Three faced considerable criticism when it first announced its plans to work with Shine, and similar comments have followed from industry experts now the company has put a date on its experiments with ad blocking.
"We're all committed to solving the ad blocking issue but disagree with Three's approach that network-level ad-blocking is the way to go," said Steve Chester, director of data & industry programmes for the IAB UK. "It's a broad-brush approach that the largest media owners can probably survive but not the long-tail of smaller ones.
"In the long-term consumers will also lose out, as they'll likely have to pay for services that are currently free because they're supported by advertising. We're engaging with Three on this topic, and remain convinced the best way to solve ad blocking is everyone getting behind the 'LEAN' ad standards initiative."
"This is a real wake-up call to publishers and brands to tidy-up their advertising experience," said Aidan Joyce, CEO of content delivery protection tech startup Oriel. "There is a real danger that small content creators, bloggers and businesses will suffer from network ad-blocking, as the likes of Facebook and Twitter with in-app advertising continue to thrive.
"This fundamentally undermines the bases under which the whole world, rich and poor, can access relevant, informative and entertaining content for free. We believe ad-blocking technology is a consumer right and evolutionary defence against an abundance of poor quality advertising. Unfortunately, ad-blocking technology is a blunt instrument which by default makes no differentiation between poor and quality advertising."
The biggest risk to Three's plan may not be resistance from advertisers, publishers and industry figures though; it could be a legal one, due to the technology behind the network-level ad blocker. While Shine was able to work with Jamaican MVNO Digicel, the stricter net neutrality laws that govern Europe may rule it illegal in the UK.
"If the technology being used for this trial uses 'deep packet inspection', then Three may find themselves subject to legal challenges," said Dr Johnny Ryan, head of ecosystem at PageFair. "The European Court of Justice found that DPI was illegal in the SABAM case in 2011.
"There is an irony here in that the Court was siding with the ISP's own argument that monitoring traffic would threaten their subscribers' privacy.
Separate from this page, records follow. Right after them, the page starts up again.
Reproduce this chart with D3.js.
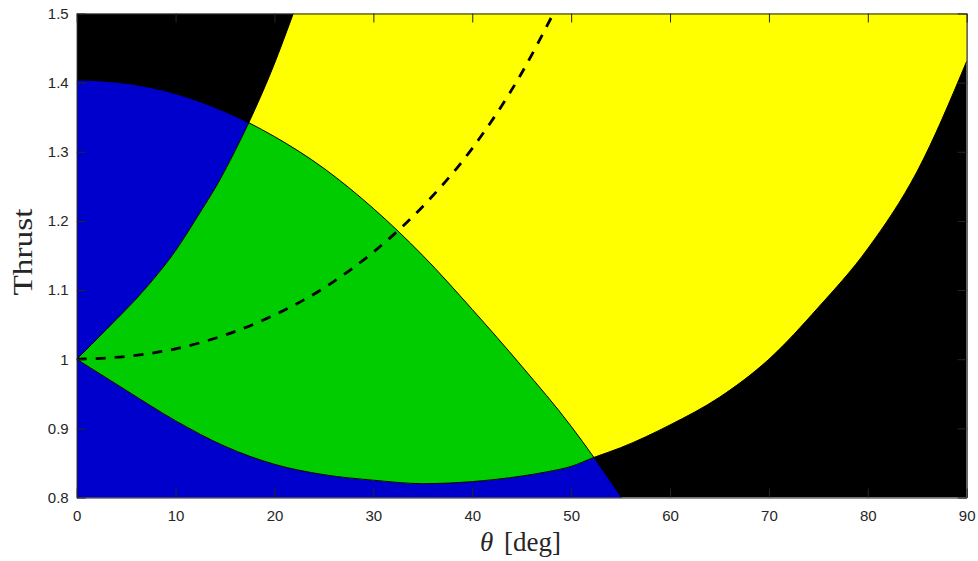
<!DOCTYPE html>
<html>
<head>
<meta charset="utf-8">
<script src="https://cdn.jsdelivr.net/npm/d3@7"></script>
<style>
  body { margin: 0; background: #fff; }
  svg { display: block; }
</style>
</head>
<body>
<svg id="chart" width="978" height="561"></svg>
<script>
const width = 978;
const height = 561;
const margin = { top: 13.5, right: 11.3, bottom: 63.5, left: 76.7 };

const xTicks = [0, 10, 20, 30, 40, 50, 60, 70, 80, 90];
const yTicks = [0.8, 0.9, 1, 1.1, 1.2, 1.3, 1.4, 1.5];

// top edge of the blue region
const blueTheta = [0, 5, 10, 15, 17.4, 20, 25, 30, 35, 40, 45, 50, 52.3, 55.1];
const blueThrust = [1.404, 1.399, 1.384, 1.358, 1.342, 1.322, 1.276, 1.218, 1.15, 1.072, 0.99, 0.903, 0.858, 0.8];

// left edge of the yellow band
const leftTheta = [0, 3, 7, 10, 12.2, 14.3, 16, 17.4, 19.9, 21.9];
const leftThrust = [1, 1.043, 1.103, 1.157, 1.206, 1.255, 1.301, 1.342, 1.424, 1.5];

// lower edge of the yellow band
const lowTheta = [0, 5, 10, 15, 20, 25, 30, 35, 40, 45, 47.5, 50, 52.3, 55, 60, 65, 70, 75, 80, 85, 90];
const lowThrust = [1, 0.955, 0.911, 0.874, 0.848, 0.833, 0.825, 0.82, 0.823, 0.831, 0.837, 0.845, 0.858, 0.872, 0.905, 0.945, 1, 1.075, 1.16, 1.272, 1.431];

// dashed curve
const dashTheta = [0, 5, 10, 15, 20, 25, 30, 35, 40, 45, 48.2];
const dashThrust = [1, 1.004, 1.015, 1.035, 1.064, 1.103, 1.155, 1.221, 1.305, 1.414, 1.5];

const pts = (xs, ys) => xs.map((t, i) => ({ t, v: ys[i] }));

const svg = d3.select('#chart');

const x = d3.scaleLinear()
  .domain([0, 90])
  .range([margin.left, width - margin.right]);

const y = d3.scaleLinear()
  .domain([0.8, 1.5])
  .range([height - margin.bottom, margin.top]);

const curve = d3.curveMonotoneX;
const line = d3.line()
  .x(d => x(d.t))
  .y(d => y(d.v))
  .curve(curve);

const blue = pts(blueTheta, blueThrust);
const left = pts(leftTheta, leftThrust);
const low = pts(lowTheta, lowThrust);
const dash = pts(dashTheta, dashThrust);

const x0 = x.range()[0];
const x1 = x.range()[1];
const yTop = y.range()[1];
const yBot = y.range()[0];

const blueArea = d3.area()
  .x(d => x(d.t))
  .y0(yBot + 5)
  .y1(d => y(d.v))
  .curve(curve);

// everything above the lower edge
const aboveLow = d3.area()
  .x(d => x(d.t))
  .y0(yTop - 5)
  .y1(d => y(d.v))
  .curve(curve);

// everything right of / below the left edge
const lastLeft = left[left.length - 1];
const rightOfLeftD = `${line(left)}`
  + `L${x(lastLeft.t)},${yTop - 5}`
  + `L${x1 + 5},${yTop - 5}`
  + `L${x1 + 5},${yBot + 5}`
  + `L${x0 - 5},${yBot + 5}`
  + `L${x0 - 5},${y(left[0].v)}Z`;

const defs = svg.append('defs');
defs.append('clipPath')
  .attr('id', 'plot-clip')
  .append('rect')
  .attr('x', x0)
  .attr('y', yTop)
  .attr('width', x1 - x0)
  .attr('height', yBot - yTop);

defs.append('clipPath')
  .attr('id', 'blue-clip')
  .append('path')
  .attr('d', blueArea(blue));

defs.append('clipPath')
  .attr('id', 'band-clip')
  .append('path')
  .attr('d', rightOfLeftD);

const plot = svg.append('g')
  .attr('clip-path', 'url(#plot-clip)');

plot.append('rect')
  .attr('x', x0)
  .attr('y', yTop)
  .attr('width', x1 - x0)
  .attr('height', yBot - yTop)
  .attr('fill', '#000');

plot.append('path')
  .attr('d', blueArea(blue))
  .attr('fill', '#0000cc');

const band = plot.append('g')
  .attr('clip-path', 'url(#band-clip)');

band.append('path')
  .attr('d', aboveLow(low))
  .attr('fill', '#ffff00');

band.append('g')
  .attr('clip-path', 'url(#blue-clip)')
  .append('path')
  .attr('d', aboveLow(low))
  .attr('fill', '#00cc00');

// region outlines
[blue, left, low].forEach((p) => {
  plot.append('path')
    .attr('d', line(p))
    .attr('fill', 'none')
    .attr('stroke', '#000')
    .attr('stroke-width', 1);
});

plot.append('path')
  .attr('d', line(dash))
  .attr('fill', 'none')
  .attr('stroke', '#000')
  .attr('stroke-width', 2.8)
  .attr('stroke-dasharray', '10,9');

// axes box
const fmt = d3.format('');
svg.append('g')
  .attr('class', 'axis')
  .attr('transform', `translate(0,${yBot})`)
  .call(d3.axisBottom(x).tickValues(xTicks).tickSizeInner(-9).tickSizeOuter(0)
    .tickPadding(13)
    .tickFormat(fmt));

svg.append('g')
  .attr('class', 'axis')
  .attr('transform', `translate(0,${yTop})`)
  .call(d3.axisTop(x).tickValues(xTicks).tickSizeInner(-9).tickSizeOuter(0)
    .tickFormat(() => ''));

svg.append('g')
  .attr('class', 'axis')
  .attr('transform', `translate(${x0},0)`)
  .call(d3.axisLeft(y).tickValues(yTicks).tickSizeInner(-9).tickSizeOuter(0)
    .tickPadding(8)
    .tickFormat(fmt));

svg.append('g')
  .attr('class', 'axis')
  .attr('transform', `translate(${x1},0)`)
  .call(d3.axisRight(y).tickValues(yTicks).tickSizeInner(-9).tickSizeOuter(0)
    .tickFormat(() => ''));

svg.selectAll('.axis .domain, .axis .tick line')
  .attr('stroke', '#262626');
svg.selectAll('.axis text')
  .attr('fill', '#262626')
  .attr('font-family', '"Liberation Sans", Arial, sans-serif')
  .attr('font-size', 15);

// axis titles
svg.append('text')
  .attr('transform', 'translate(32,252) rotate(-90)')
  .attr('text-anchor', 'middle')
  .attr('font-family', '"Liberation Serif", serif')
  .attr('font-size', 27)
  .attr('fill', '#262626')
  .attr('textLength', 87)
  .attr('lengthAdjust', 'spacingAndGlyphs')
  .text('Thrust');

const xTitle = svg.append('text')
  .attr('y', 551)
  .attr('font-family', '"Liberation Serif", serif')
  .attr('font-size', 27)
  .attr('fill', '#262626');
xTitle.append('tspan')
  .attr('x', 480)
  .attr('font-style', 'italic')
  .text('θ');
xTitle.append('tspan')
  .attr('x', 504)
  .text('[deg]');
</script>
</body>
</html>
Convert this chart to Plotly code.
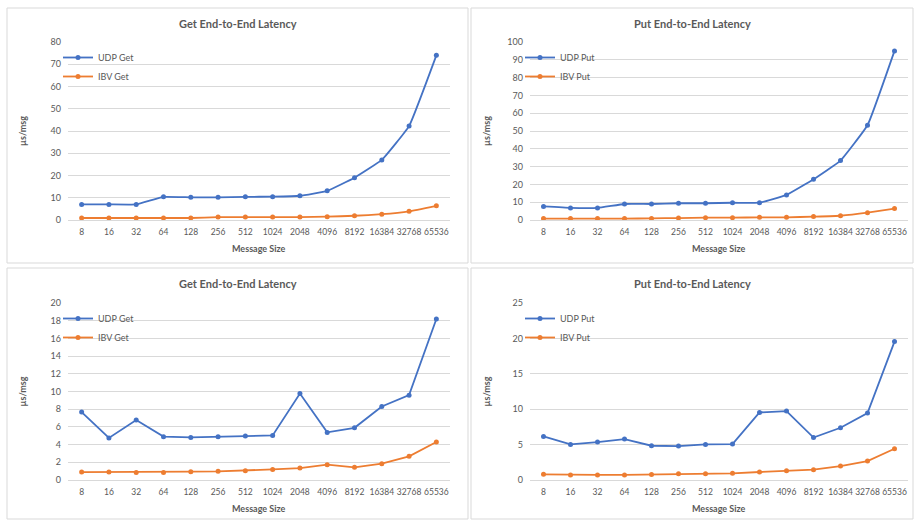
import plotly.graph_objects as go

W, H = 917, 521

sizes = ["8", "16", "32", "64", "128", "256", "512", "1024", "2048",
         "4096", "8192", "16384", "32768", "65536"]

# Run 1 (top row)
udp_get_1 = [7.0, 7.0, 7.0, 10.4, 10.2, 10.2, 10.4, 10.5, 10.9, 13.1, 19.0, 27.0, 42.2, 74.0]
ibv_get_1 = [0.9, 0.9, 0.9, 0.9, 0.9, 1.3, 1.3, 1.3, 1.3, 1.5, 1.9, 2.6, 3.9, 6.4]
udp_put_1 = [7.6, 6.8, 6.8, 9.0, 9.0, 9.4, 9.4, 9.7, 9.7, 14.1, 22.9, 33.4, 53.2, 95.0]
ibv_put_1 = [0.8, 0.8, 0.8, 0.8, 0.9, 1.1, 1.3, 1.3, 1.5, 1.5, 1.9, 2.4, 4.1, 6.4]

# Run 2 (bottom row)
udp_get_2 = [7.67, 4.75, 6.77, 4.9, 4.81, 4.89, 4.96, 5.04, 9.77, 5.38, 5.9, 8.31, 9.59, 18.2]
ibv_get_2 = [0.9, 0.9, 0.86, 0.86, 0.94, 0.98, 1.05, 1.2, 1.35, 1.73, 1.43, 1.84, 2.67, 4.29]
udp_put_2 = [6.16, 5.03, 5.36, 5.78, 4.84, 4.79, 5.03, 5.08, 9.54, 9.73, 6.0, 7.38, 9.45, 19.55]
ibv_put_2 = [0.8, 0.72, 0.72, 0.72, 0.76, 0.9, 0.9, 0.94, 1.13, 1.3, 1.46, 1.97, 2.68, 4.42]

BLUE = "#4472C4"
ORANGE = "#ED7D31"
GRID = "#D9D9D9"
TEXT = "#595959"
FONT = "Lato"


def fx(px):
    return px / W


def fy(py):
    return 1 - py / H


# panel frame and plot area in pixels, y range, tick step, line smoothing
panels = [
    dict(frame=(7, 8, 468, 263), plot=(68, 42, 450, 220), title="Get End-to-End Latency",
         ymax=80, dtick=10, series=(("UDP Get", udp_get_1), ("IBV Get", ibv_get_1)), smooth=True),
    dict(frame=(471, 8, 913, 263), plot=(530, 42, 908, 220), title="Put End-to-End Latency",
         ymax=100, dtick=10, series=(("UDP Put", udp_put_1), ("IBV Put", ibv_put_1)), smooth=True),
    dict(frame=(7, 268, 468, 519), plot=(68, 303, 450, 480), title="Get End-to-End Latency",
         ymax=20, dtick=2, series=(("UDP Get", udp_get_2), ("IBV Get", ibv_get_2)), smooth=False),
    dict(frame=(471, 268, 913, 519), plot=(530, 303, 908, 480), title="Put End-to-End Latency",
         ymax=25, dtick=5, series=(("UDP Put", udp_put_2), ("IBV Put", ibv_put_2)), smooth=False),
]

fig = go.Figure()
shapes = []
annotations = []
layout_extra = {}

for i, p in enumerate(panels, start=1):
    sfx = "" if i == 1 else str(i)
    xa, ya = "x" + sfx, "y" + sfx
    leg = "legend" + sfx
    fx0, fy0, fx1, fy1 = p["frame"]
    px0, py0, px1, py1 = p["plot"]

    for name, vals in p["series"]:
        color = BLUE if name.startswith("UDP") else ORANGE
        fig.add_trace(go.Scatter(
            x=sizes, y=vals, name=name, mode="lines+markers",
            line=dict(color=color, width=1.8,
                      shape="spline" if p["smooth"] else "linear", smoothing=0.3),
            marker=dict(color=color, size=5),
            xaxis=xa, yaxis=ya, legend=leg,
        ))

    layout_extra["xaxis" + sfx] = dict(
        domain=[fx(px0), fx(px1)], anchor=ya, type="category",
        range=[-0.5, len(sizes) - 0.5], showgrid=False, zeroline=False,
        showline=True, linecolor=GRID, linewidth=1, ticks="", tickangle=0,
        tickfont=dict(family=FONT, size=8.5, color=TEXT), ticklabelstandoff=4,
        fixedrange=True, automargin=False,
    )
    layout_extra["yaxis" + sfx] = dict(
        domain=[fy(py1), fy(py0)], anchor=xa, range=[0, p["ymax"]],
        dtick=p["dtick"], tick0=0, showgrid=True, gridcolor=GRID, gridwidth=1,
        zeroline=False, showline=False, ticks="",
        tickfont=dict(family=FONT, size=9, color=TEXT), ticklabelstandoff=6,
        fixedrange=True, automargin=False,
    )
    layout_extra[leg] = dict(
        x=fx(px0 - 10), y=fy(py0 + 1), xanchor="left", yanchor="top",
        bgcolor="rgba(0,0,0,0)", borderwidth=0, itemwidth=30,
        font=dict(family=FONT, size=9, color=TEXT), tracegroupgap=0,
    )

    shapes.append(dict(type="rect", xref="paper", yref="paper",
                       x0=fx(fx0), x1=fx(fx1), y0=fy(fy1), y1=fy(fy0),
                       line=dict(color=GRID, width=1), fillcolor="rgba(0,0,0,0)",
                       layer="below"))

    annotations.append(dict(text="<b>" + p["title"] + "</b>", xref="paper", yref="paper",
                            x=fx((fx0 + fx1) / 2), y=fy(fy0 + 15), xanchor="center",
                            yanchor="middle", showarrow=False,
                            font=dict(family=FONT, size=11, color=TEXT)))
    annotations.append(dict(text="<b>Message Size</b>", xref="paper", yref="paper",
                            x=fx((px0 + px1) / 2), y=fy(py1 + 28), xanchor="center",
                            yanchor="middle", showarrow=False,
                            font=dict(family=FONT, size=9, color=TEXT)))
    annotations.append(dict(text="<b>µs/msg</b>", xref="paper", yref="paper",
                            x=fx(fx0 + 15), y=fy((py0 + py1) / 2), xanchor="center",
                            yanchor="middle", showarrow=False, textangle=-90,
                            font=dict(family=FONT, size=9, color=TEXT)))

fig.update_layout(
    width=W, height=H, margin=dict(l=0, r=0, t=0, b=0, pad=0, autoexpand=False),
    paper_bgcolor="white", plot_bgcolor="white",
    shapes=shapes, annotations=annotations, showlegend=True,
    **layout_extra,
)

fig.write_html("out.html", config={"displayModeBar": False})
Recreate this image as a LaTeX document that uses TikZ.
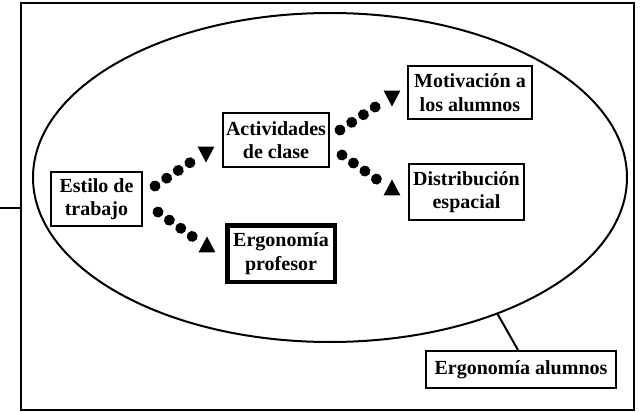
\documentclass[tikz,border=0pt]{standalone}
\usepackage{fontspec}
\setmainfont{Liberation Serif}
\usetikzlibrary{decorations.markings}
\tikzset{
  box/.style={draw=black, line width=2pt, fill=white, inner sep=0pt, align=center,
    font=\bfseries\fontsize{20}{23.5}\selectfont},
  thickbox/.style={box, line width=4.5pt},
  dotmarks/.style={decoration={markings,
      mark=between positions 0 and -12pt step 14pt with {\fill[black] (0,0) circle (5.5pt);}}},
  dotarrowdown/.style={decorate, dotmarks, decoration={markings,
      mark=at position 1 with {\pgftransformresetnontranslations
        \fill[black] (-8.5,-5.5) -- (8.5,-5.5) -- (0,10.5) -- cycle;}}},
  dotarrowup/.style={decorate, dotmarks, decoration={markings,
      mark=at position 1 with {\pgftransformresetnontranslations
        \fill[black] (-8.5,5.5) -- (8.5,5.5) -- (0,-10.5) -- cycle;}}},
}
\begin{document}
\begin{tikzpicture}[x=1pt,y=-1pt]
\useasboundingbox (0,0) rectangle (641,412);
% frame
\draw[line width=2.5pt] (21,3) rectangle (634,410);
\coordinate (lstub) at (0,208);
\coordinate (lframe) at (21,208);
\draw[line width=1.5pt] (lstub) -- (lframe);
% ellipse
\draw[line width=2pt] (330,177.5) ellipse [x radius=297, y radius=164.5];
\coordinate (etouch) at (497,313);
% nodes
\node[box, minimum width=91pt, minimum height=54pt] (estilo) at (96.5,199) {Estilo de\\trabajo};
\node[box, minimum width=106pt, minimum height=54pt] (activ) at (276,140) {Actividades\\de clase};
\node[box, minimum width=124pt, minimum height=53pt] (motiv) at (470,92.5) {Motivación a\\los alumnos};
\node[box, minimum width=115pt, minimum height=56pt] (distr) at (466.5,192) {Distribución\\espacial};
\node[thickbox, minimum width=107.5pt, minimum height=56.5pt] (ergop) at (281,253.5) {Ergonomía\\profesor};
\node[box, minimum width=190pt, minimum height=37pt] (ergoa) at (521,369.5) {Ergonomía alumnos};
% connector to ellipse
\draw[line width=2pt] ([shift={(-3,0)}]ergoa.north) -- (etouch);
% dotted arrows
\path[dotarrowdown] ([shift={(12,-13)}]estilo.east) -- ([shift={(-16,12)}]activ.west);
\path[dotarrowup] ([shift={(15,13)}]estilo.east) -- ([shift={(-18,-6.5)}]ergop.west);
\path[dotarrowdown] ([shift={(10,-10)}]activ.east) -- ([shift={(-15,3.5)}]motiv.west);
\path[dotarrowup] ([shift={(12,15)}]activ.east) -- ([shift={(-16,-2)}]distr.west);
\end{tikzpicture}
\end{document}
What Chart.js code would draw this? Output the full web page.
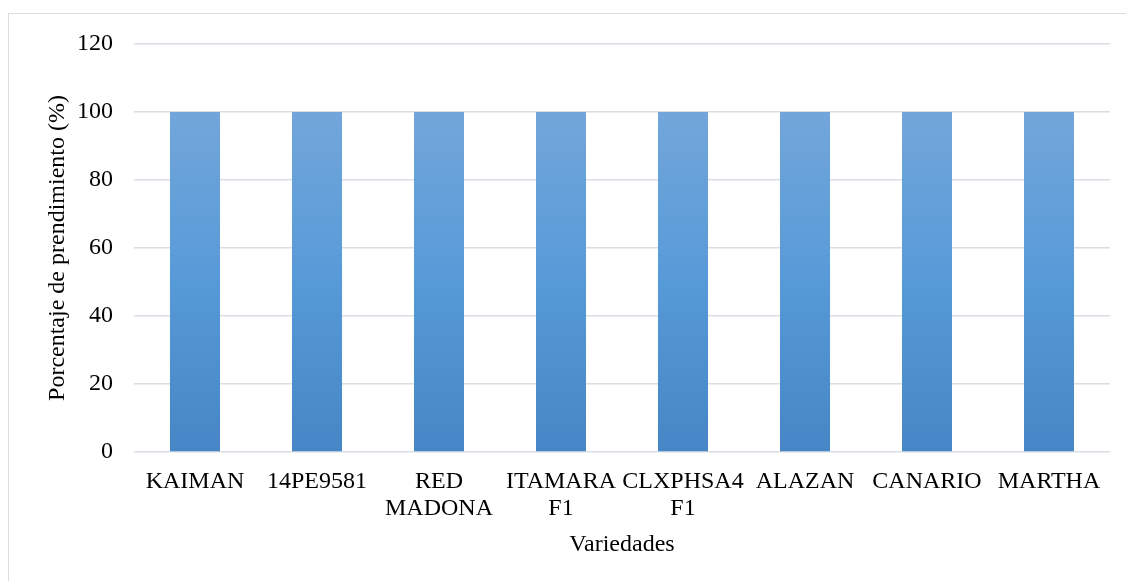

The new Telecommunications Single Market Regulation, negotiated between European government ministers and recently agreed by The European Parliament, also stands in the way of ISPs using deep packet inspection."
However the trial plays out, the mobile marketing industry is sure to be paying close attention, as ad blocking continues to rise among consumers and publishers and advertisers seek ways to halt its growth and maintain the value exchange of the free internet.